Hello ellandroader! Welcome - although I am new her myself so perhaps I shouldn't be part of the committee.

 

You are so NICE. Just genuinely polite. You seem like a wonderful man. And your post wasn't long at all compared to some I've seen.

 

Now to the problem at hand. I would trust your own instincts. If you feel you are being snubbed, you probably are. Painful I know but better to know now.

 

I fear you are becoming the "un-boyfriend boyfriend". That is what I call it.

 

When girls are getting all the fun, support, advice, and caring from a guy that is NOT her boyfriend, she is getting all that she needs from you. But she isn't giving you what you want or need. All under the disguise that she needs space. She says she needs space. Classic. I always said that when I met a really nice guy that I enjoyed getting attention from. I knew the guy wanted to date me, I didn't want to date him for whatever reason, but I liked the attention and the feeling that I was cared for.

 

It wasn't fair. And it always ended badly. Either the nice guy couldn't take being a friend (that I was demanding of) and finally broke it off very unhappily. Or someone else that I did want to date, etc.

 

I am sorry to be the bearer of this reply.

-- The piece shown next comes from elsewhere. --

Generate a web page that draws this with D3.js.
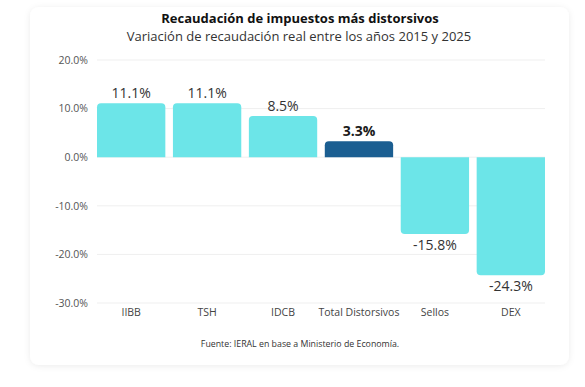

Maybe other people will post a viewpoint that is completely different.

 

I just think you could find someone who is thrilled by how wonderful you seem to be.

  • Author
Posted

Thank you both for your replies, and the warm welcomes! :)

 

Yes, she has had problems, and there are issues ongoing in her life. I have tried to give her a benefit of the doubt because of these, though the sticking point for me is "Why start something then if you weren't interested?".

 

She is getting some help for her issues I understand and she felt ok telling me all about them. Perhaps she genuinely just doesn't feel ready.

 

Pink Amulet - I haven't said anything or done anything. She just caught me totally out of the blue and that was that. I am a "non pressure" guy (I wasn't even going to make a move, especially after she had deterred me before...then she made her move:confused:). I won't be pressuring her and she knows where I am, but on the same token, I don't want to be calling and such all the time.

 

Island Girl - Thanks for the kind words! I do try to be polite. I appreciate your blunt response but as you say, it is better to hear it now I suppose. I don't want to be the "un-boyfriend boyfriend" that you refer to, and she actually knows I find it difficult to be friends. I am not quite sure how to play it because I genuinely do like her and I wish she would have given it more of a chance. It is almost embarassing at my end because it didn't last so long.

Posted

All you need to know is that she has issues (as she's admitted) and she isn't going to be exclusive with you anytime soon and perhaps never will. The best thing to do is to continue to see her casually but see other girls as well. It's likely you'll find a girl just as cool as her who doesn't have the hangups.

  • Author
Posted

Yeah she has issues and stuff, but has never said she isn't interested. (And she was sat on my lap the other day with her arm around me) So I'm bloody confused. I think she is too and she even said that down the line there might be something more (again).

Posted

forget about this woman and move on.

Posted

I agree as well, move on dude. Also, buying a gift for a women this early in dating is a relationship killer.